The ICE specification, originally developed in 1998 by a community of 80 content providers and software venders, provides businesses with an XML-based common language and architecture to facilitate automated delivery, update and management of content assets in a trusted fashion without manual packaging or knowledge of remote Web-site structures. Today, the ICE 2.0 Specification provides automated content syndication using XML and Web Services messaging. If you are looking for a way to leverage the power of Web Services to automate data delivery, ICE may be your answer.

The ICE specification provides businesses with an XML-based common language and architecture that facilitates automatic exchanging, updating, supplying and controlling of assets in a trusted fashion without manual packaging or knowledge of remote Web site structures. For consumer Web sites, end users benefit from more complete, easier-to-use Web destinations that reduce the frustration of having to surf through many inadequate narrowly focused Web sites to find what they need.

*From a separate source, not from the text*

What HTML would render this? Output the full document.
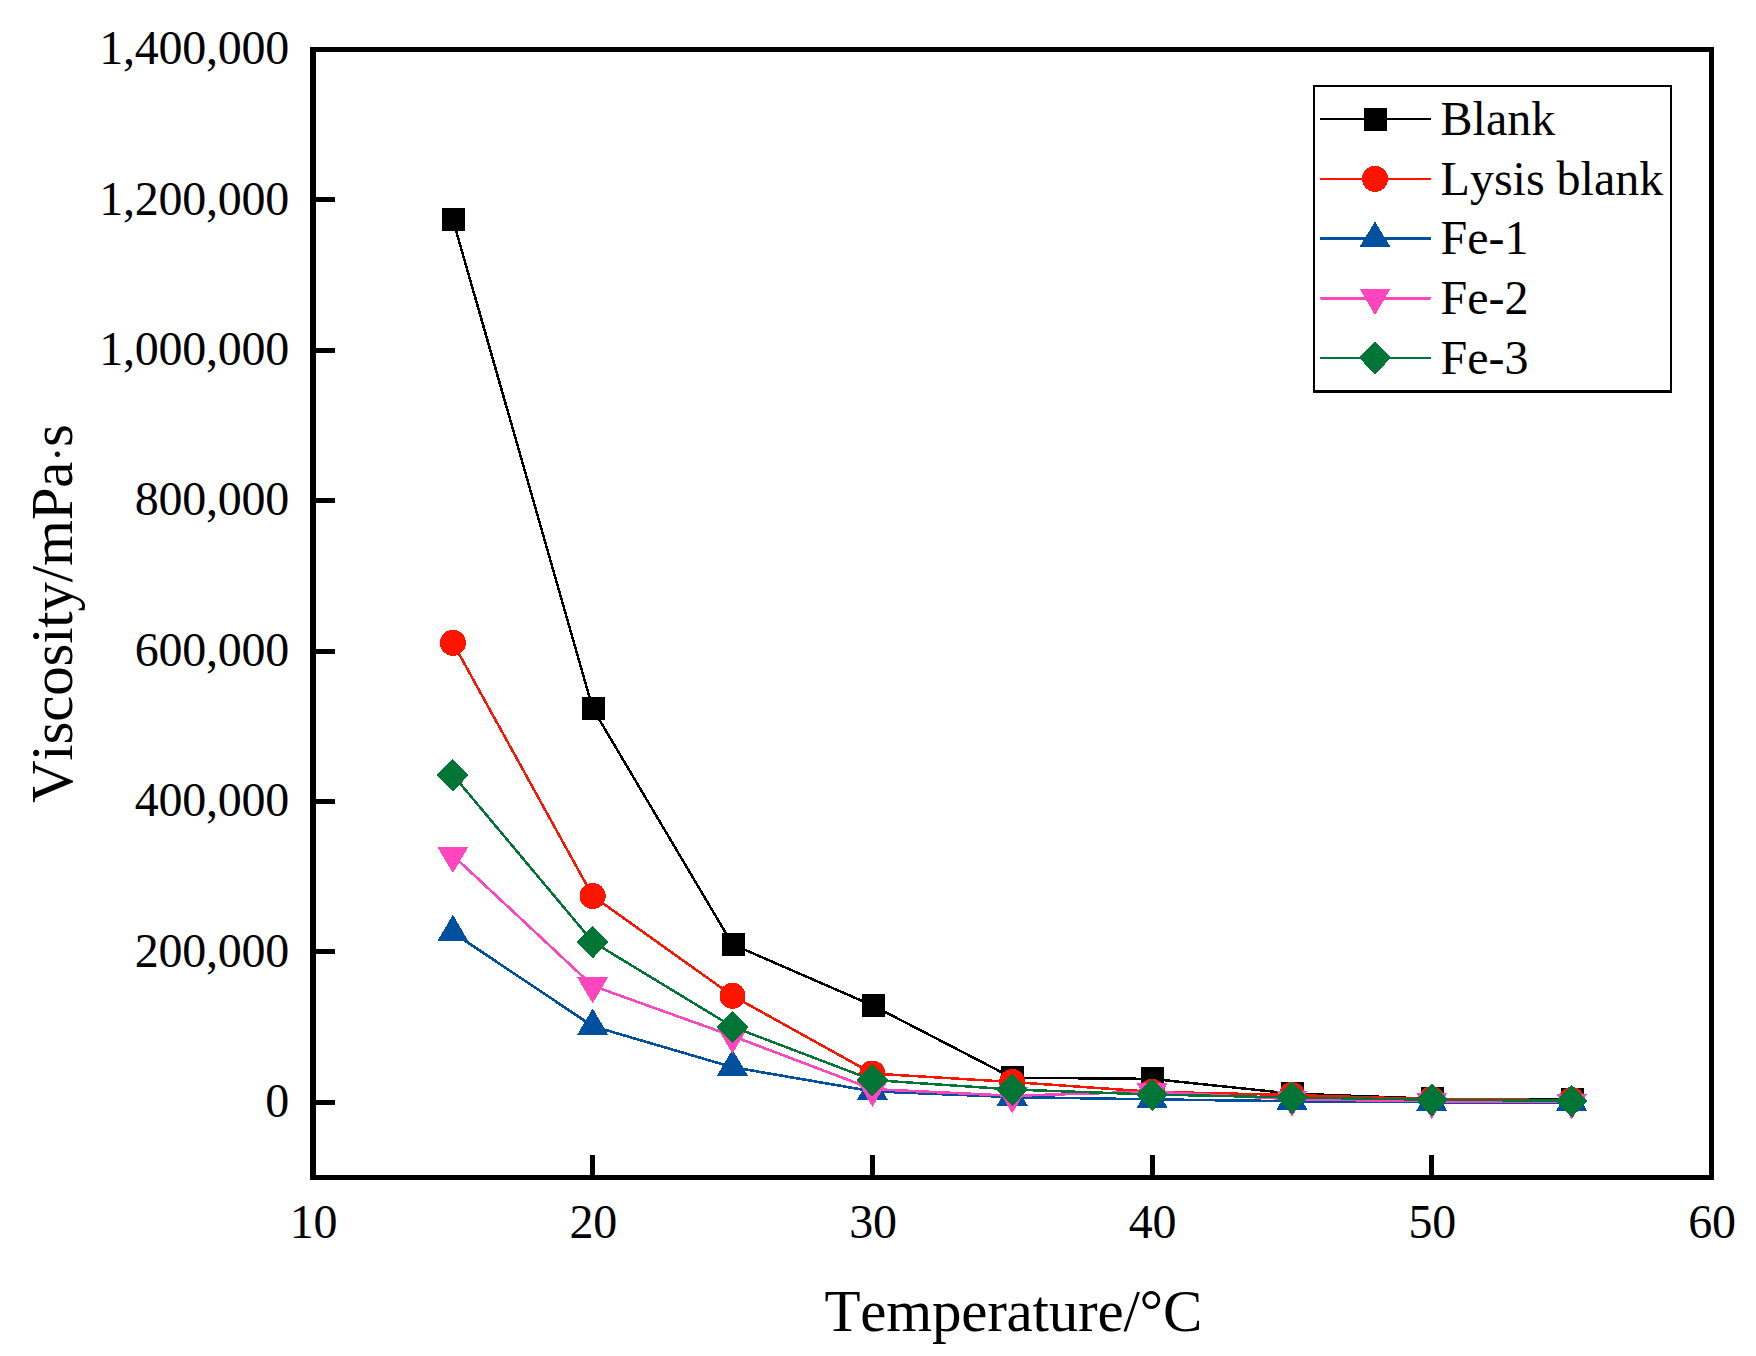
<!DOCTYPE html>
<html lang="en">
<head>
<meta charset="utf-8">
<title>Viscosity vs Temperature</title>
<style>
html,body{margin:0;padding:0;background:#ffffff;}
body{width:1756px;height:1356px;overflow:hidden;}
svg{display:block;}
text{font-family:"Liberation Serif","DejaVu Serif",serif;fill:#000;font-kerning:none;font-variant-ligatures:none;}
.tick{font-size:48px;letter-spacing:-0.24px;}
.title{font-size:59px;letter-spacing:-0.22px;}
.leg{font-size:48px;}
</style>
</head>
<body>
<svg width="1756" height="1356" viewBox="0 0 1756 1356">
<rect x="0" y="0" width="1756" height="1356" fill="#ffffff"/>

<g shape-rendering="crispEdges">
<polyline points="452.9,219.5 592.7,708.4 732.5,944.4 872.4,1005.4 1012.2,1077.7 1152.1,1078.9 1292.0,1093.6 1431.8,1098.7 1571.7,1099.6" fill="none" stroke="#000000" stroke-width="2.5" stroke-linejoin="round"/>
<rect x="442.0" y="208.0" width="23" height="23" fill="#000000"/>
<rect x="581.8" y="696.9" width="23" height="23" fill="#000000"/>
<rect x="721.6" y="932.9" width="23" height="23" fill="#000000"/>
<rect x="861.5" y="993.9" width="23" height="23" fill="#000000"/>
<rect x="1001.4" y="1066.2" width="23" height="23" fill="#000000"/>
<rect x="1141.2" y="1067.4" width="23" height="23" fill="#000000"/>
<rect x="1281.0" y="1082.1" width="23" height="23" fill="#000000"/>
<rect x="1420.9" y="1087.2" width="23" height="23" fill="#000000"/>
<rect x="1560.8" y="1088.1" width="23" height="23" fill="#000000"/>
<polyline points="452.9,642.8 592.7,896.0 732.5,995.8 872.4,1073.5 1012.2,1082.0 1152.1,1091.8 1292.0,1095.0 1431.8,1099.2 1571.7,1100.0" fill="none" stroke="#FF1400" stroke-width="2.5" stroke-linejoin="round"/>
<circle cx="452.9" cy="642.8" r="13" fill="#FF1400"/>
<circle cx="592.7" cy="896.0" r="13" fill="#FF1400"/>
<circle cx="732.5" cy="995.8" r="13" fill="#FF1400"/>
<circle cx="872.4" cy="1073.5" r="13" fill="#FF1400"/>
<circle cx="1012.2" cy="1082.0" r="13" fill="#FF1400"/>
<circle cx="1152.1" cy="1091.8" r="13" fill="#FF1400"/>
<circle cx="1292.0" cy="1095.0" r="13" fill="#FF1400"/>
<circle cx="1431.8" cy="1099.2" r="13" fill="#FF1400"/>
<circle cx="1571.7" cy="1100.0" r="13" fill="#FF1400"/>
<polyline points="452.9,932.5 592.7,1026.2 732.5,1067.2 872.4,1091.3 1012.2,1097.1 1152.1,1099.4 1292.0,1101.2 1431.8,1102.3 1571.7,1102.3" fill="none" stroke="#0050A0" stroke-width="2.6" stroke-linejoin="round"/>
<polygon points="452.9,914.7 468.2,940.9 437.5,940.9" fill="#0050A0"/>
<polygon points="592.7,1008.4 608.1,1034.6 577.3,1034.6" fill="#0050A0"/>
<polygon points="732.5,1049.4 747.9,1075.6 717.1,1075.6" fill="#0050A0"/>
<polygon points="872.4,1073.5 887.8,1099.7 857.0,1099.7" fill="#0050A0"/>
<polygon points="1012.2,1079.3 1027.7,1105.5 996.9,1105.5" fill="#0050A0"/>
<polygon points="1152.1,1081.6 1167.5,1107.8 1136.7,1107.8" fill="#0050A0"/>
<polygon points="1292.0,1083.4 1307.4,1109.6 1276.5,1109.6" fill="#0050A0"/>
<polygon points="1431.8,1084.5 1447.2,1110.7 1416.4,1110.7" fill="#0050A0"/>
<polygon points="1571.7,1084.5 1587.1,1110.7 1556.2,1110.7" fill="#0050A0"/>
<polyline points="452.9,855.4 592.7,985.8 732.5,1036.0 872.4,1089.1 1012.2,1095.8 1152.1,1091.6 1292.0,1099.2 1431.8,1101.4 1571.7,1102.0" fill="none" stroke="#FF46BE" stroke-width="2.6" stroke-linejoin="round"/>
<polygon points="452.9,873.1 468.2,847.0 437.5,847.0" fill="#FF46BE"/>
<polygon points="592.7,1003.5 608.1,977.4 577.3,977.4" fill="#FF46BE"/>
<polygon points="732.5,1053.7 747.9,1027.6 717.1,1027.6" fill="#FF46BE"/>
<polygon points="872.4,1106.8 887.8,1080.7 857.0,1080.7" fill="#FF46BE"/>
<polygon points="1012.2,1113.5 1027.7,1087.4 996.9,1087.4" fill="#FF46BE"/>
<polygon points="1152.1,1109.3 1167.5,1083.2 1136.7,1083.2" fill="#FF46BE"/>
<polygon points="1292.0,1116.9 1307.4,1090.8 1276.5,1090.8" fill="#FF46BE"/>
<polygon points="1431.8,1119.1 1447.2,1093.0 1416.4,1093.0" fill="#FF46BE"/>
<polygon points="1571.7,1119.7 1587.1,1093.6 1556.2,1093.6" fill="#FF46BE"/>
<polyline points="452.9,774.9 592.7,941.8 732.5,1026.7 872.4,1080.0 1012.2,1089.5 1152.1,1094.5 1292.0,1097.5 1431.8,1099.7 1571.7,1100.8" fill="none" stroke="#007536" stroke-width="2.5" stroke-linejoin="round"/>
<polygon points="452.9,758.9 468.9,774.9 452.9,791.5 436.9,774.9" fill="#007536"/>
<polygon points="592.7,925.8 608.7,941.8 592.7,958.4 576.7,941.8" fill="#007536"/>
<polygon points="732.5,1010.7 748.5,1026.7 732.5,1043.3 716.5,1026.7" fill="#007536"/>
<polygon points="872.4,1064.0 888.4,1080.0 872.4,1096.6 856.4,1080.0" fill="#007536"/>
<polygon points="1012.2,1073.5 1028.2,1089.5 1012.2,1106.1 996.2,1089.5" fill="#007536"/>
<polygon points="1152.1,1078.5 1168.1,1094.5 1152.1,1111.1 1136.1,1094.5" fill="#007536"/>
<polygon points="1292.0,1081.5 1308.0,1097.5 1292.0,1114.1 1276.0,1097.5" fill="#007536"/>
<polygon points="1431.8,1083.7 1447.8,1099.7 1431.8,1116.3 1415.8,1099.7" fill="#007536"/>
<polygon points="1571.7,1084.8 1587.7,1100.8 1571.7,1117.4 1555.7,1100.8" fill="#007536"/>
</g>
<g shape-rendering="crispEdges" stroke="#000" fill="none">
<path d="M310 47H1714V1180H310Z M316 52V1175H1709V52Z" fill="#000" stroke="none" fill-rule="evenodd"/>
<line x1="316" y1="1102.3" x2="335" y2="1102.3" stroke-width="5"/>
<line x1="316" y1="951.9" x2="335" y2="951.9" stroke-width="5"/>
<line x1="316" y1="801.5" x2="335" y2="801.5" stroke-width="5"/>
<line x1="316" y1="651.1" x2="335" y2="651.1" stroke-width="5"/>
<line x1="316" y1="500.7" x2="335" y2="500.7" stroke-width="5"/>
<line x1="316" y1="350.3" x2="335" y2="350.3" stroke-width="5"/>
<line x1="316" y1="199.9" x2="335" y2="199.9" stroke-width="5"/>
<line x1="592.7" y1="1155" x2="592.7" y2="1176" stroke-width="5"/>
<line x1="872.4" y1="1155" x2="872.4" y2="1176" stroke-width="5"/>
<line x1="1152.1" y1="1155" x2="1152.1" y2="1176" stroke-width="5"/>
<line x1="1431.8" y1="1155" x2="1431.8" y2="1176" stroke-width="5"/>
</g>
<g class="tick" text-anchor="end">
<text x="289" y="1116.9">0</text>
<text x="289" y="966.5">200,000</text>
<text x="289" y="816.1">400,000</text>
<text x="289" y="665.7">600,000</text>
<text x="289" y="515.3">800,000</text>
<text x="289" y="364.9">1,000,000</text>
<text x="289" y="214.5">1,200,000</text>
<text x="289" y="64.1">1,400,000</text>
</g>
<g class="tick" text-anchor="middle">
<text x="313.5" y="1237.6">10</text>
<text x="593.2" y="1237.6">20</text>
<text x="872.9" y="1237.6">30</text>
<text x="1152.6" y="1237.6">40</text>
<text x="1432.3" y="1237.6">50</text>
<text x="1712.0" y="1237.6">60</text>
</g>
<text class="title" text-anchor="middle" x="1013.3" y="1331">Temperature/°C</text>
<text class="title" text-anchor="middle" transform="translate(72.3,613.7) rotate(-90)">Viscosity/mPa<tspan font-size="45">·</tspan>s</text>
<path d="M1313 85H1672V393H1313Z M1315 87V390H1670V87Z" fill="#000" fill-rule="evenodd" shape-rendering="crispEdges"/>
<g shape-rendering="crispEdges">
<line x1="1319.8" y1="118.9" x2="1430.8" y2="118.9" stroke="#000000" stroke-width="2"/>
<rect x="1363.5" y="108.1" width="23" height="23" fill="#000000"/>
<line x1="1319.8" y1="178.8" x2="1430.8" y2="178.8" stroke="#FF1400" stroke-width="2"/>
<circle cx="1375.0" cy="178.8" r="13" fill="#FF1400"/>
<line x1="1321.3" y1="238.4" x2="1429.4" y2="238.4" stroke="#0050A0" stroke-width="3" stroke-linecap="round"/>
<polygon points="1375.0,221.6 1390.4,246.8 1359.6,246.8" fill="#0050A0"/>
<line x1="1321.3" y1="298.2" x2="1429.4" y2="298.2" stroke="#FF46BE" stroke-width="3" stroke-linecap="round"/>
<polygon points="1375.0,315.2 1390.4,288.8 1359.6,288.8" fill="#FF46BE"/>
<line x1="1319.8" y1="357.8" x2="1430.8" y2="357.8" stroke="#007536" stroke-width="2"/>
<polygon points="1375.0,341.8 1391.0,357.8 1375.0,374.4 1359.0,357.8" fill="#007536"/>
</g>
<g class="leg">
<text x="1440.6" y="134.8">Blank</text>
<text x="1440.6" y="194.7">Lysis blank</text>
<text x="1440.6" y="254.3">Fe-1</text>
<text x="1440.6" y="314.1">Fe-2</text>
<text x="1440.6" y="373.7">Fe-3</text>
</g>
</svg>
</body>
</html>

The companies that developed ICE were evenly split between software vendors and users of technology. This means that it has some real user requirements. National Semiconductor stressed how important information is both in the sales cycle as well as to support the product. National Semiconductor looked forward to scaling and personalization the current ICE-based catalog process. CNET was both an aggregator and exporter of content. CNET looked to ICE to make this process both standard and easy. News Internet Services believed ICE would reduce engineering resources spent on developing syndication technology.